The difference between the Company's effective tax rate and income tax expense calculated using statutory rates in 2000 results from the nondeductible equity compensation expense related to the stock benefit plan and the reversal of temporary differences at a tax rate different from the tax rate used to establish the deferred income taxes.

6. Facility Lease

The Company leased its office facilities under an operating lease agreement, which expired in November 2000, at which time operations were relocated to Socket's facility. Under terms of the lease, the Company was responsible for maintaining liability insurance and paying certain allocable operating expenses.
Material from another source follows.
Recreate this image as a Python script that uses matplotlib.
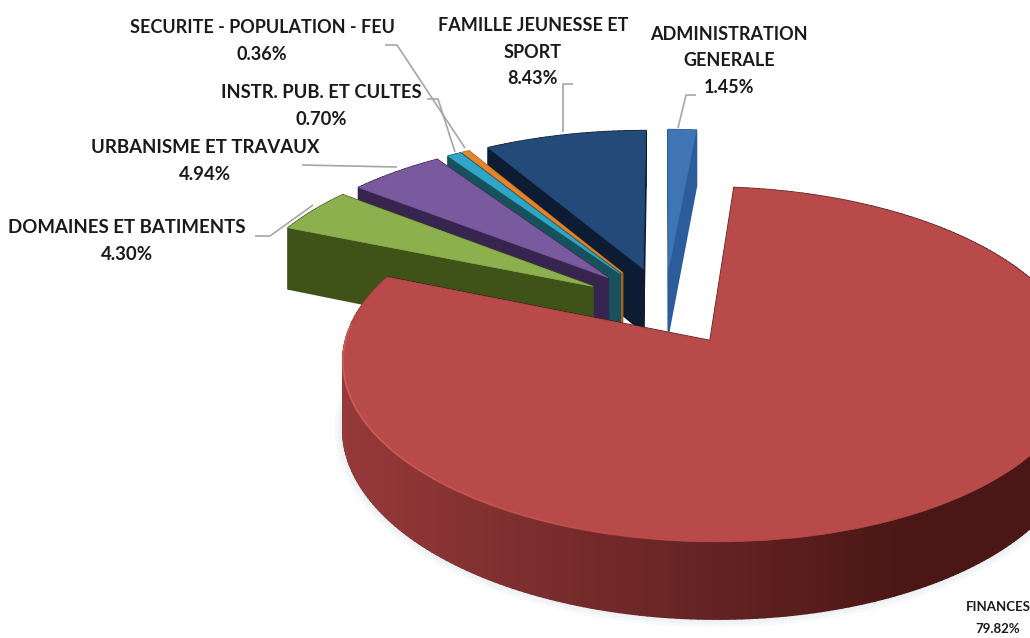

Rent expense was $65,700 for the nine months ended September 30, 2000 ($70,500 in 1999 and $72,000 in 1998).

7. Employee Benefit Plan

The Company sponsors the 3rd Rail Engineering, Inc. 401(k) Profit Sharing Plan & Trust to provide retirement benefits for its employees. The Plan provides tax deferred salary deductions for eligible employees under 401(k) of the Internal Revenue Code.

Employees may contribute from 1% to 12% of their annual compensation to the Plan, limited to a maximum amount as set periodically by the Internal Revenue Service. The Company may make a matching contribution of up to 3% of an employee's annual compensation and a profit sharing contribution. Company contributions are made at the discretion of the Board of Directors. The Company's matching contributions were $15,300 for the nine months ended September 30, 2000 ($11,100 in 1999 and $10,000 in 1998).